The mature Wesley also came to appreciate that the interactive nature of God's empowerment and our response meant that the dedication of oneself to God, like every other dimension of the way of salvation, was open to breach as well as to deep¬ened commitment. This awareness led him in 1755 to introduce in the Methodist societies a practice of regular renewal of one's dedication to God, adapting Richard Alleine's covenant renewal service. This service soon became a yearly staple of Methodist life and has proven for many an effective means of deepening dedication to God.
A Time to Renew Our Covenant with God
Bishop Coyner
THERE IS NOTHING MAGICAL about the flip of the calendar from the old year the New Year, even though eighty-eight percent of all Americans make New Year's resolutions each year. In the United States before 9/11, the number-one resolution was to "lose weight." After 9/11 that changed to "spend more time with my family.” Somehow, even American culture senses a need for a change, a fresh start, and a new beginning.
As United Methodists, the month of January offers us the opportunity to make that new beginning in the Wesleyan tradition by reaffirming our covenant with God. Scripture teaches us that God's covenant with us is eternal and calls us to recommit our lives to God. In Jesus Christ, we see the fulfillment of the promise in Jeremiah; 31:31-34 of a new covenant, written upon our hearts.
Wesley wrote a Covenant Prayer that can be used in a variety of worship and educational settings. It is number 607 in The United Methodist Hymnal:
I am no longer my own, but thine.
Put me to what thou wilt, rank me with whom thou wilt.

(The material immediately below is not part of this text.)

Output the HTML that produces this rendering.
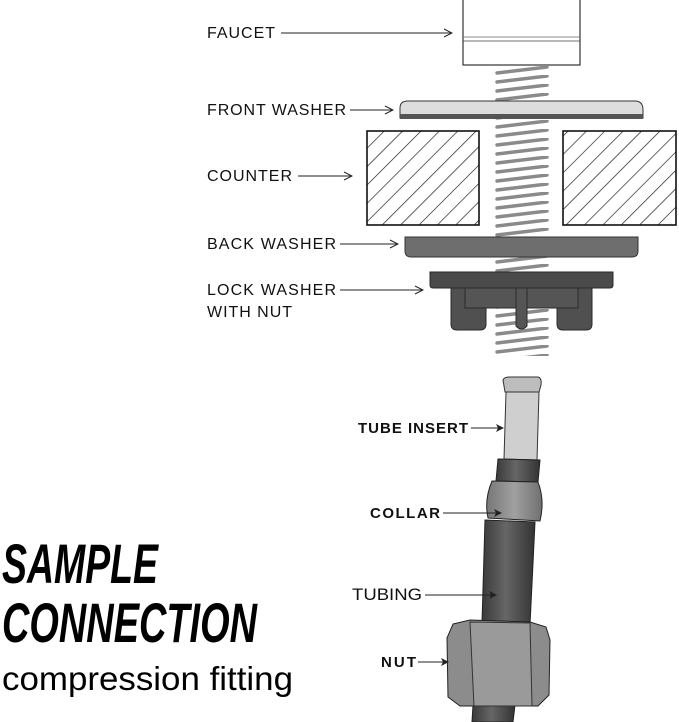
<!DOCTYPE html>
<html><head><style>html,body{margin:0;padding:0;background:#fff}svg{display:block}</style></head>
<body>
<svg width="679" height="722" viewBox="0 0 679 722" xmlns="http://www.w3.org/2000/svg" font-family="Liberation Sans, sans-serif">
<defs>
<pattern id="h" width="13" height="13" patternUnits="userSpaceOnUse" patternTransform="rotate(45)">
<line x1="0" y1="0" x2="0" y2="13" stroke="#111" stroke-width="1.3"/>
</pattern>
<pattern id="th" width="60" height="9" patternUnits="userSpaceOnUse" x="495" y="66">
<path d="M2 7 L52 1" stroke="#8a8a8a" stroke-width="3.4" stroke-linecap="round"/>
</pattern>
<marker id="a" markerWidth="10" markerHeight="10" refX="9" refY="5" orient="auto" markerUnits="userSpaceOnUse">
<path d="M1 1 L9 5 L1 9" fill="none" stroke="#222" stroke-width="1"/>
</marker>
<marker id="b" markerWidth="8" markerHeight="8" refX="7" refY="4" orient="auto" markerUnits="userSpaceOnUse">
<path d="M0 0 L8 4 L0 8 L2 4Z" fill="#222"/>
</marker>
<linearGradient id="tg" x1="0" x2="1"><stop offset="0" stop-color="#3a3a3a"/><stop offset="0.45" stop-color="#666"/><stop offset="1" stop-color="#333"/></linearGradient>
<linearGradient id="cg" x1="0" x2="1"><stop offset="0" stop-color="#777"/><stop offset="0.5" stop-color="#a0a0a0"/><stop offset="1" stop-color="#707070"/></linearGradient>
</defs>
<rect x="494" y="66" width="56" height="290" fill="url(#th)"/>
<rect x="463" y="-2" width="117" height="67" fill="#fff" stroke="#333" stroke-width="1.2"/>
<line x1="463" y1="37" x2="580" y2="37" stroke="#666" stroke-width="0.8"/>
<line x1="463" y1="41" x2="580" y2="41" stroke="#444" stroke-width="0.8"/>
<path d="M400 118 L400 108 Q400 101 408 101 L635 101 Q643 101 643 110 L643 118Z" fill="#ddd" stroke="#333" stroke-width="1"/>
<rect x="400" y="114" width="243" height="5" fill="#555"/>
<rect x="367" y="131" width="112" height="94" fill="url(#h)" stroke="#111" stroke-width="1.6"/>
<rect x="563" y="131" width="113" height="94" fill="url(#h)" stroke="#111" stroke-width="1.6"/>
<path d="M405 237 L638 237 L638 251 Q638 257 632 257 L411 257 Q405 257 405 251Z" fill="#6e6e6e" stroke="#333" stroke-width="1"/>
<path d="M451 288 L486 288 L486 324 Q486 330 480 330 L457 330 Q451 330 451 324Z" fill="#505050" stroke="#2a2a2a"/>
<path d="M557 288 L592 288 L592 324 Q592 330 586 330 L563 330 Q557 330 557 324Z" fill="#505050" stroke="#2a2a2a"/>
<rect x="465" y="288" width="113" height="20" fill="#555" stroke="#2a2a2a"/>
<path d="M516 288 L527 288 L527 326 Q521.5 332 516 326Z" fill="#555" stroke="#2a2a2a"/>
<path d="M430 272 L613 272 L613 285 Q613 288 610 288 L433 288 Q430 288 430 285Z" fill="#4a4a4a" stroke="#2a2a2a"/>
<g font-size="16" fill="#111" lengthAdjust="spacingAndGlyphs">
<text x="207" y="38" textLength="68">FAUCET</text>
<text x="207" y="115" textLength="139">FRONT WASHER</text>
<text x="207" y="181" textLength="85">COUNTER</text>
<text x="207" y="249" textLength="129">BACK WASHER</text>
<text x="207" y="295" textLength="129">LOCK WASHER</text>
<text x="207" y="317" textLength="85">WITH NUT</text>
</g>
<g stroke="#222" stroke-width="1" marker-end="url(#a)">
<line x1="281" y1="33" x2="452" y2="33"/>
<line x1="350" y1="110" x2="393" y2="110"/>
<line x1="298" y1="176" x2="352" y2="176"/>
<line x1="340" y1="244" x2="398" y2="244"/>
<line x1="340" y1="290" x2="423" y2="290"/>
</g>
<path d="M473 705 L515 705 L513 722 L472 722Z" fill="url(#tg)" stroke="#222"/>
<path d="M485 520 L535 522 L530 625 L482 623Z" fill="url(#tg)" stroke="#222"/>
<path d="M506 392 L539 392 L537 460 L504 459Z" fill="#cfcfcf" stroke="#333"/>
<path d="M503 380 Q504 377 510 377 L538 377 Q542 378 541 385 L539 392 L505 392Z" fill="#bdbdbd" stroke="#333"/>
<path d="M498 459 L540 460 L538 482 L496 481Z" fill="url(#tg)" stroke="#222"/>
<path d="M492 481 L538 482 Q545 500 540 521 L488 518 Q484 500 492 481Z" fill="url(#cg)" stroke="#222"/>
<path d="M453 624 L470 620 L530 622 L546 627 L550 640 L549 695 L538 706 L460 706 L448 697 L447 638Z" fill="#8c8c8c" stroke="#222"/>
<path d="M470 622 L530 623 L532 706 L474 706Z" fill="#9a9a9a" stroke="#333"/>
<g fill="#111" font-weight="bold" lengthAdjust="spacingAndGlyphs">
<text x="358" y="433" font-size="15" textLength="110">TUBE INSERT</text>
<text x="370" y="518" font-size="15" textLength="70">COLLAR</text>
<text x="381" y="667" font-size="15" textLength="35">NUT</text>
</g>
<text x="352" y="600" font-size="17" fill="#111" textLength="70" lengthAdjust="spacingAndGlyphs">TUBING</text>
<g stroke="#222" stroke-width="1" marker-end="url(#b)">
<line x1="471" y1="428" x2="503" y2="428"/>
<line x1="443" y1="513" x2="501" y2="513"/>
<line x1="425" y1="595" x2="496" y2="595"/>
<line x1="418" y1="662" x2="448" y2="662"/>
</g>
<text x="2" y="583" font-size="56" font-weight="bold" font-style="italic" textLength="156" lengthAdjust="spacingAndGlyphs" fill="#000">SAMPLE</text>
<text x="2" y="642" font-size="56" font-weight="bold" font-style="italic" textLength="255" lengthAdjust="spacingAndGlyphs" fill="#000">CONNECTION</text>
<text x="2" y="690" font-size="33" textLength="291" lengthAdjust="spacingAndGlyphs" fill="#000">compression fitting</text>
</svg>
</body></html>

Put me to doing, put me to suffering.
Let me be employed by thee or laid aside for thee,
exalted for thee or brought low by thee.
Let me be full, let me be empty.
Let me have all things, let me have nothing.
I freely and heartily yield all things
to thy pleasure and disposal.
And now, O glorious and blessed God,
Father, Son, and Holy Spirit,
thou art mine, and I am thine. So be it.
And the covenant which I have made on earth,
let it be ratified in heaven. Amen.
January is also a good time to invite people to join a Covenant Disciple Group, and many congregations offer training for new officers and leaders who begin serv¬ing in the New Year. Some congregations offer a New Year's Eve Watch Night Service as a way of helping people to reaffirm their covenant with God. One helpful model is the "Covenant Renewal Service" (The United Methodist Book of Worship, page 288), but it is possible to use elements of this service on Sunday mornings in January, too.
Dan Benedict reminds us of our need for such a time of covenant renewal:
At the heart of Christian devotion is a sense that we are not our own, but that through God's claim upon us in Christ through baptism, we are God's servants. From time to time, Christians need to make a solemn renewal of the covenant, lest we hold back from God what we once gave to God but over time have hoarded for ourselves.
Let January be a time for renewing your covenant with God, both individually and as a congregation.